With Britain gaining scope for more unilateral action outside the EU and playing the role of host of COP26 in 2021, it has the chance to display a level of international leadership in keeping with how it likes to regard itself.
So far it has seemed reluctant to seize the opportunity. However, the job has been made easier with the publication of the Climate and Ecological Emergency Bill, a private members’ bill promoted by Caroline Lucas. It offers a credible set of proposals which, politics aside, the government could readily adopt to demonstrate genuine commitment on this agenda. It is also a potential focus for the public to rally around, providing a coherent answer to the question, ‘but how do we reduce our emissions and impact on nature at the scale and in the time demanded of us?’
This bill is a blueprint for the UK to show the world how to make the aspirations underpinning the Paris Agreement a reality. It requires the government to commit to and deliver on both greenhouse gas absolute emissions reductions and measures of robust ecological restoration within prescribed time limits. These will accelerate the country’s progress to net zero emissions whilst mitigating the damaging impact of its ecological footprint, in each case with appropriate urgency.
Within the legal framework proposed by the bill there is still room for the government to settle the detail of the relevant strategies, informed by recommendations from citizens’ assemblies focussed on the issues. This is one of the attractive aspects of the Bill. It broadens the conversation, taking it beyond the corridors of Whitehall and enabling a greater breadth of voices to inform the discussion around how a just transition is achieved to deliver on the necessary climate and ecological targets, potentially paving the way for greater public acceptance of challenging changes ahead.
Some may say that, regardless of the merits of the content of the bill, there is little point supporting it as it is unlikely to make it onto the statute book. This ignores the fact that the Climate Change Act 2008 was itself borne out of a private members’ bill, proposed by Michael Meacher in 2005. The CEE Bill may not directly become legislation in its current form, but that does not mean it should be dismissed. It offers all of the following:
- a valuable distillation of the issues that matter and the sort of reforms that are required
- anticipation of some typical objections and means of addressing them
- a litmus test against which to assess claims of meaningful engagement with these crises: what exactly do you object to about each element of this bill? What better suggestion do you have to get us where we need to be by 2030?
- something tangible for interested parties to come together around, to demonstrate the strength and breadth of feeling which, in turn, is more likely to trigger serious engagement from the politicians.
We can do this last in several ways. As individuals we can write to our MPs, asking them to support the bill (over 80 already have) and if not, why not, because it seems one of the most important issues they will face in their time as a Member of Parliament?
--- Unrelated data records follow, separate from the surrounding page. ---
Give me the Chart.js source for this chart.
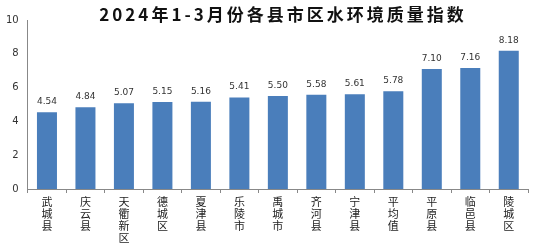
<!DOCTYPE html>
<html>
<head>
<meta charset="utf-8">
<script src="https://cdn.jsdelivr.net/npm/chart.js@4"></script>
<style>
  body { margin: 0; background: #fff; }
  #box { width: 535px; height: 249px; }
</style>
</head>
<body>
<div id="box"><canvas id="myChart" width="535" height="249"></canvas></div>
<script>
const chartTitle = "2024年1-3月份各县市区水环境质量指数";
const counties = ["武城县", "庆云县", "天衢新区", "德城区", "夏津县", "乐陵市", "禹城市", "齐河县", "宁津县", "平均值", "平原县", "临邑县", "陵城区"];
const scores = [4.54, 4.84, 5.07, 5.15, 5.16, 5.41, 5.50, 5.58, 5.61, 5.78, 7.10, 7.16, 8.18];
const yTicks = [0, 2, 4, 6, 8, 10];

// labels are written top to bottom, one character per line
const verticalLabels = counties.map(c => c.split(''));

const valueLabels = {
    id: 'valueLabels',
    afterDatasetsDraw(chart) {
        const ctx = chart.ctx;
        const meta = chart.getDatasetMeta(0);
        ctx.save();
        ctx.font = '9px "DejaVu Sans", sans-serif';
        ctx.fillStyle = '#333';
        ctx.textAlign = 'center';
        ctx.textBaseline = 'bottom';
        meta.data.forEach((bar, i) => {
            ctx.fillText(scores[i].toFixed(2), bar.x, bar.y - 6);
        });
        ctx.restore();
    }
};

const titleDraw = {
    id: 'titleDraw',
    afterDraw(chart) {
        const ctx = chart.ctx;
        ctx.save();
        ctx.font = 'bold 17px "Noto Sans CJK SC", sans-serif';
        ctx.letterSpacing = '3px';
        ctx.fillStyle = '#111';
        ctx.textAlign = 'center';
        ctx.textBaseline = 'middle';
        ctx.fillText(chartTitle, 283, 15);
        ctx.restore();
    }
};

const ctx = document.getElementById('myChart');
const myChart = new Chart(ctx, {
    type: 'bar',
    data: {
        labels: verticalLabels,
        datasets: [{
            data: scores,
            backgroundColor: '#4a7ebb',
            barPercentage: 0.52,
            categoryPercentage: 1
        }]
    },
    options: {
        responsive: false,
        animation: false,
        layout: { padding: { top: 20, right: 7, left: 2, bottom: 0 } },
        scales: {
            y: {
                min: 0,
                max: 10,
                afterBuildTicks: axis => { axis.ticks = yTicks.map(v => ({ value: v })); },
                ticks: { color: '#333', font: { size: 10, family: '"DejaVu Sans", sans-serif' }, padding: 4 },
                grid: { display: false, drawTicks: true, tickLength: 5, color: '#888' },
                border: { display: true, color: '#888' }
            },
            x: {
                afterFit: scale => { scale.height = 60; },
                ticks: {
                    color: '#222',
                    font: { size: 11, family: '"Noto Sans CJK SC", sans-serif', lineHeight: '12px' },
                    padding: 3,
                    maxRotation: 0,
                    autoSkip: false
                },
                grid: { display: true, offset: true, drawOnChartArea: false, tickLength: 4, color: '#888' },
                border: { display: true, color: '#888' }
            }
        },
        plugins: {
            legend: { display: false },
            tooltip: { enabled: false }
        }
    },
    plugins: [valueLabels, titleDraw]
});
</script>
</body>
</html>
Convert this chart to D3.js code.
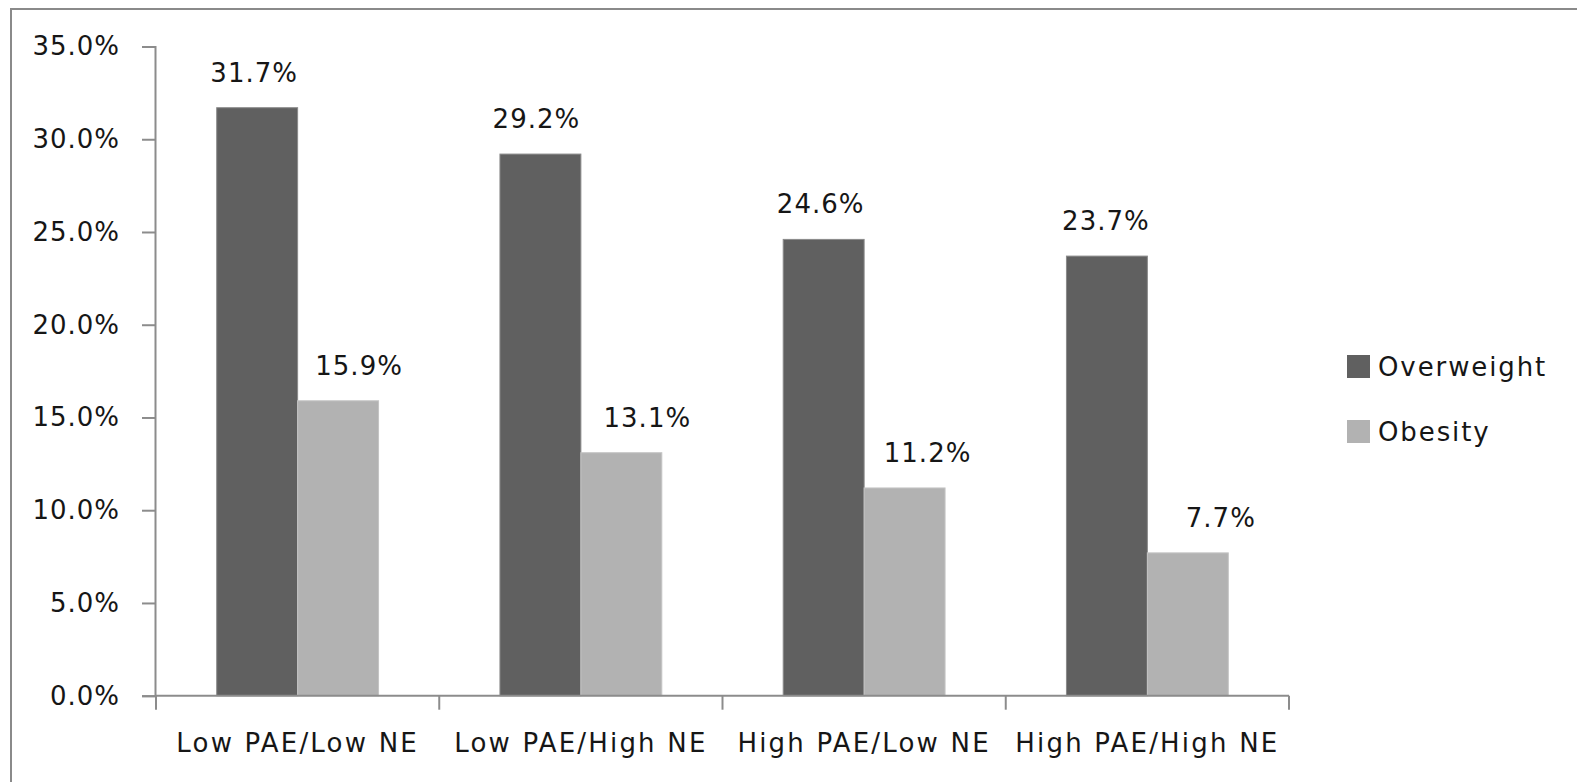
<!DOCTYPE html>
<html>
<head>
<meta charset="utf-8">
<script src="https://cdn.jsdelivr.net/npm/d3@7"></script>
<style>
  html, body { margin: 0; padding: 0; background: #fff; }
  svg { display: block; }
  text { font-family: "DejaVu Sans", sans-serif; fill: #161616; }
</style>
</head>
<body>
<svg id="chart" width="1577" height="782"></svg>
<script>
// Prevalence by PAE / NE group
const categories = ["Low PAE/Low NE", "Low PAE/High NE", "High PAE/Low NE", "High PAE/High NE"];
const seriesNames = ["Overweight", "Obesity"];
const overweight = [31.7, 29.2, 24.6, 23.7];
const obesity = [15.9, 13.1, 11.2, 7.7];
const yTicks = [0, 5, 10, 15, 20, 25, 30, 35];
const colors = ["#606060", "#b2b2b2"];

// horizontal nudges of the value labels (px), per series
const labelNudge = [[-3, -4, -3, -1], [21, 26, 23, 33]];

const series = [overweight, obesity];
const svg = d3.select("#chart");

// outer chart frame
svg.append("rect")
  .attr("x", 11).attr("y", 9)
  .attr("width", 1700).attr("height", 900)
  .attr("fill", "none").attr("stroke", "#8a8a8a").attr("stroke-width", 2);

const plot = { left: 156, right: 1289, top: 46.5, bottom: 695.7 };

const x0 = d3.scaleBand()
  .domain(categories)
  .range([plot.left, plot.right])
  .paddingInner(0.4286)
  .paddingOuter(0.2143);

const x1 = d3.scaleBand()
  .domain(seriesNames)
  .range([0, x0.bandwidth()]);

const y = d3.scaleLinear()
  .domain([0, 35])
  .range([plot.bottom, plot.top]);

const axisColor = "#8c8c8c";
const fontSize = 26;

// y axis
const yAxis = svg.append("g")
  .attr("transform", `translate(${plot.left - 1},0)`)
  .call(d3.axisLeft(y).tickValues(yTicks).tickSize(13).tickPadding(22)
    .tickFormat(d => d3.format(".1f")(d) + "%"));
yAxis.select(".domain").attr("stroke", axisColor).attr("stroke-width", 2);
yAxis.selectAll(".tick line").attr("stroke", axisColor).attr("stroke-width", 2);
yAxis.selectAll(".tick text")
  .attr("font-family", "DejaVu Sans")
  .attr("font-size", fontSize)
  .attr("letter-spacing", 1)
  .attr("fill", "#161616");

// bars and value labels
const groups = svg.append("g").selectAll("g")
  .data(categories)
  .join("g")
  .attr("transform", c => `translate(${x0(c)},0)`);

groups.each(function(c, i) {
  const g = d3.select(this);
  seriesNames.forEach((s, j) => {
    const v = series[j][i];
    g.append("rect")
      .attr("x", x1(s))
      .attr("y", y(v))
      .attr("width", x1.bandwidth())
      .attr("height", y(0) - y(v))
      .attr("fill", colors[j])
      .attr("stroke", j === 0 ? "#8a8a8a" : "#c4c4c4")
      .attr("stroke-width", 1);
    g.append("text")
      .attr("x", x1(s) + x1.bandwidth() / 2 + labelNudge[j][i])
      .attr("y", y(v) - 26)
      .attr("text-anchor", "middle")
      .attr("font-size", fontSize)
      .attr("letter-spacing", 1)
      .text(d3.format(".1f")(v) + "%");
  });
});

// x axis with ticks between categories
const xAxisG = svg.append("g");
xAxisG.append("line")
  .attr("x1", plot.left - 1).attr("x2", plot.right)
  .attr("y1", y(0)).attr("y2", y(0))
  .attr("stroke", axisColor).attr("stroke-width", 2);
const boundaries = categories.map(c => x0(c) - x0.step() * x0.paddingInner() / 2)
  .concat([plot.right]);
boundaries[0] = plot.left;
xAxisG.selectAll(".xt")
  .data(boundaries)
  .join("line")
  .attr("x1", d => d).attr("x2", d => d)
  .attr("y1", y(0)).attr("y2", y(0) + 14)
  .attr("stroke", axisColor).attr("stroke-width", 2);
xAxisG.selectAll(".xl")
  .data(categories)
  .join("text")
  .attr("x", c => x0(c) + x0.bandwidth() / 2)
  .attr("y", 752)
  .attr("text-anchor", "middle")
  .attr("font-size", fontSize)
  .attr("letter-spacing", 2.2)
  .text(c => c);

// legend
const legend = svg.append("g").attr("transform", "translate(1347,355)");
seriesNames.forEach((s, j) => {
  legend.append("rect")
    .attr("x", 0).attr("y", j * 65)
    .attr("width", 23).attr("height", 23)
    .attr("fill", colors[j]);
  legend.append("text")
    .attr("x", 31).attr("y", j * 65 + 21)
    .attr("font-size", fontSize)
    .attr("letter-spacing", 1.9)
    .text(s);
});
</script>
</body>
</html>
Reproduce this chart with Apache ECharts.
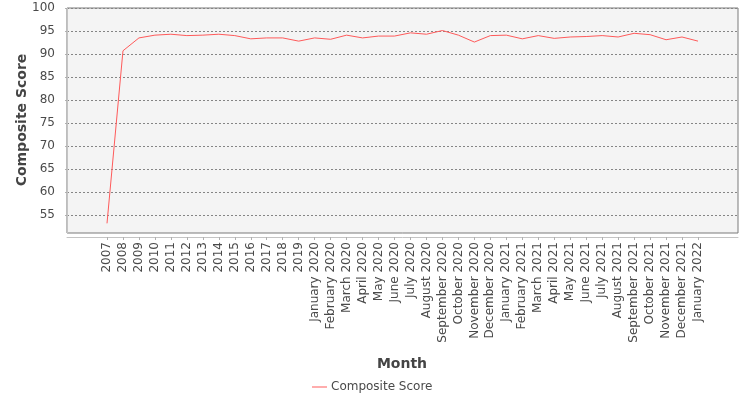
<!DOCTYPE html>
<html>
<head>
<meta charset="utf-8">
<script src="https://cdn.jsdelivr.net/npm/echarts@6/dist/echarts.min.js"></script>
<style>
html,body{margin:0;padding:0;background:#fff;}
#chart{width:750px;height:400px;}
</style>
</head>
<body>
<div id="chart"></div>
<script>
const categories = ['2007','2008','2009','2010','2011','2012','2013','2014','2015','2016','2017','2018','2019',
  'January 2020','February 2020','March 2020','April 2020','May 2020','June 2020','July 2020','August 2020','September 2020','October 2020','November 2020','December 2020',
  'January 2021','February 2021','March 2021','April 2021','May 2021','June 2021','July 2021','August 2021','September 2021','October 2021','November 2021','December 2021',
  'January 2022'];
const compositeScore = [53.2, 90.7, 93.5, 94.1, 94.3, 94.0, 94.1, 94.3, 94.0, 93.3, 93.5, 93.5, 92.8,
  93.5, 93.2, 94.1, 93.5, 93.9, 93.9, 94.6, 94.3, 95.1, 94.1, 92.6, 94.0,
  94.1, 93.3, 94.0, 93.4, 93.7, 93.8, 94.0, 93.7, 94.5, 94.2, 93.1, 93.7,
  92.8];
const yTicks = [55, 60, 65, 70, 75, 80, 85, 90, 95, 100];
const yMin = 51.1, yMax = 100;

const FONT = 'DejaVu Sans';
const chart = echarts.init(document.getElementById('chart'), null, {renderer: 'canvas'});
chart.setOption({
  animation: false,
  backgroundColor: '#ffffff',
  textStyle: {fontFamily: FONT},
  grid: [
    {left: 67, right: 12, top: 8, bottom: 167, show: true, backgroundColor: '#f4f4f4', borderColor: '#7a7a7a', borderWidth: 1},
    {left: 107, right: 52, top: 8, bottom: 167}
  ],
  xAxis: [
    {gridIndex: 0, type: 'value', min: 0, max: 1, offset: 4,
     axisLine: {show: true, lineStyle: {color: '#c4c4c4', width: 1}},
     axisTick: {show: false}, axisLabel: {show: false}, splitLine: {show: false}},
    {gridIndex: 1, type: 'category', data: categories, boundaryGap: false, offset: 4,
     axisLine: {show: false},
     axisTick: {show: true, length: 3, lineStyle: {color: '#b0b0b0'}},
     axisLabel: {rotate: 90, interval: 0, margin: 5, fontSize: 12, color: '#4a4a4a', fontFamily: FONT},
     splitLine: {show: false}}
  ],
  yAxis: [
    {gridIndex: 0, type: 'value', min: yMin, max: yMax, offset: 4,
     axisLine: {show: true, lineStyle: {color: '#c4c4c4', width: 1}},
     axisTick: {show: true, length: 2, customValues: yTicks, lineStyle: {color: '#b0b0b0'}},
     axisLabel: {customValues: yTicks, margin: 8, fontSize: 12, color: '#4a4a4a', fontFamily: FONT},
     splitLine: {show: true, lineStyle: {color: '#858585', type: [2, 2], width: 1}}},
    {gridIndex: 1, type: 'value', min: yMin, max: yMax, show: false, splitLine: {show: false}}
  ],
  legend: {
    data: ['Composite Score'], left: 312, top: 381, padding: 0,
    icon: 'rect', itemWidth: 15, itemHeight: 1, itemGap: 10,
    textStyle: {fontSize: 12, color: '#4a4a4a', fontFamily: FONT, padding: [0, 0, 0, -1]}
  },
  graphic: [
    {type: 'text', x: 22, y: 120, rotation: Math.PI / 2,
     style: {text: 'Composite Score', font: 'bold 14px "DejaVu Sans"', fill: '#444', textAlign: 'center', textVerticalAlign: 'middle'}},
    {type: 'text', x: 402, y: 364,
     style: {text: 'Month', font: 'bold 14px "DejaVu Sans"', fill: '#444', textAlign: 'center', textVerticalAlign: 'middle'}}
  ],
  series: [
    {name: 'Composite Score', type: 'line', xAxisIndex: 1, yAxisIndex: 1, data: compositeScore,
     showSymbol: false, symbol: 'none',
     lineStyle: {color: '#ff5a5a', width: 1}, itemStyle: {color: '#ff5a5a'}}
  ]
});
</script>
</body>
</html>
We can also encourage our employers to voice their support for the Bill. Many businesses already have and an upcoming event in January is seeking to increase this further. Bates Wells is one of those firms which has come out in support. This was a relatively easy decision for us, as doing so is in line with the acknowledgement of the climate emergency and biodiversity crisis we made in September 2019 and related commitments to use law as a force for good and to collaborate with others to achieve positive change.
These are aspirations which are by no means unique to us. We know many lawyers and law firms who take pleasure and pride in using the law for positive social impact – the Chancery Lane Project is one current demonstration of this. Professing public support for the bill and inviting colleagues to do so is a small but possibly significant step to enhance the prospect of the necessary measures being committed to in the necessary timeframe, both here and abroad.
A common feeling in 2020 has been one of overwhelm: whether with the pandemic and its emotional and economic consequences; with threats to core elements of democracy and the rule of law on both sides of the Atlantic; or with the ongoing climate and biodiversity crises. Progress in relation to each depends upon multiple interventions by multiple parties. Supporting the Climate and Ecological Emergency Bill is one way, individually and collectively, we can act to make a difference.
This information is necessarily of a general nature and doesn’t constitute legal advice. This is not a substitute for formal legal advice, given in the context of full information under an engagement with Bates Wells.
All content on this page is correct as of November 19, 2020.